New restaurants constitute a significant economic development opportunity on the local level. Large-scale retail and commercial retail development plans often include restaurant spaces as part of the overall project.
In Massachusetts, municipalities have liquor license caps set by the Legislature. Because of this, an increasing number of Massachusetts cities and towns are running into a persistent obstacle to development plans that include bars and restaurants: they simply don’t have any more liquor licenses to award.
The lack of available liquor licenses in some cities and towns has forced developers and municipal economic development officials to put projects on hold while they seek special legislation to authorize additional licenses.
The current system creates a barrier to development and thrusts state lawmakers into the position of middlemen between developers and local planners.

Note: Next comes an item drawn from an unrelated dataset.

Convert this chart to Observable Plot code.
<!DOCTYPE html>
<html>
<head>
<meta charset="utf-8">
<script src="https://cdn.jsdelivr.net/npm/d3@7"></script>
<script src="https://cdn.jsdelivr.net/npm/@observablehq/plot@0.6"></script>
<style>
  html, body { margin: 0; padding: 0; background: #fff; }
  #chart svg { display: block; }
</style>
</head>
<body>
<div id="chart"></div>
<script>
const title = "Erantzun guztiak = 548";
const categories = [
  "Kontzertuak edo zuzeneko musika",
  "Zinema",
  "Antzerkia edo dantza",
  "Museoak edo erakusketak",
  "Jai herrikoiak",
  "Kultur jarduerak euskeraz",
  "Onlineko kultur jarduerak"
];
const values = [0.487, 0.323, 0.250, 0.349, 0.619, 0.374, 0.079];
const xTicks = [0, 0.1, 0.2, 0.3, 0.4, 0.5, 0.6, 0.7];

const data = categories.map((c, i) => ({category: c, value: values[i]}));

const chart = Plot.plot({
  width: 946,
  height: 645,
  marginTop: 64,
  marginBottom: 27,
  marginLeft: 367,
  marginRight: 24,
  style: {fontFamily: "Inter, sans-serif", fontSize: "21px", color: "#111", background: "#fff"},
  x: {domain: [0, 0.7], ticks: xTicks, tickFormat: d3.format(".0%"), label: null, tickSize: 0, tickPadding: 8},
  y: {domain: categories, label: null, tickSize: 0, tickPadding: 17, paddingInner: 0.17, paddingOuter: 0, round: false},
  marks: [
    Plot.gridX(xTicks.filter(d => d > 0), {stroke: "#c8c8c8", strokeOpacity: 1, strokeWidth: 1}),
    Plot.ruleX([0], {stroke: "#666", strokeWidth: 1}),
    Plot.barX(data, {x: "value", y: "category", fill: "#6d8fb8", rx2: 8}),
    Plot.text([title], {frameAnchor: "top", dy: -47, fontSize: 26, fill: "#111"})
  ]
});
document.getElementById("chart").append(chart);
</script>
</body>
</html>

State Rep. Colleen Garry, a Democrat representing Dracut, recently asked a legislative committee to grant more than a dozen new licenses at once to accommodate planned and anticipated restaurant development in Tyngsborough. If her request is successful, other cities and towns at or near their state caps would likely seek a supply of new liquor licenses to facilitate future development, as well.
Tyngsborough officials have said an envisioned business corridor, which must include new restaurants to thrive, could serve as an economic engine for the area, State House News Service reported.
Ms. Garry said restaurant developers require a greater level of certainty about whether liquor licenses are available before investing time and money into plans that could end up hinging on the vagaries of Beacon Hill politics.
Her bill would carve out a supply of 14 additional licenses for the town, with the condition that they may not be transferred for three years after they’re issued by the town. The provision was added to limit the possibility of developers seeking the valuable licenses to flip for profit, rather than to use long term.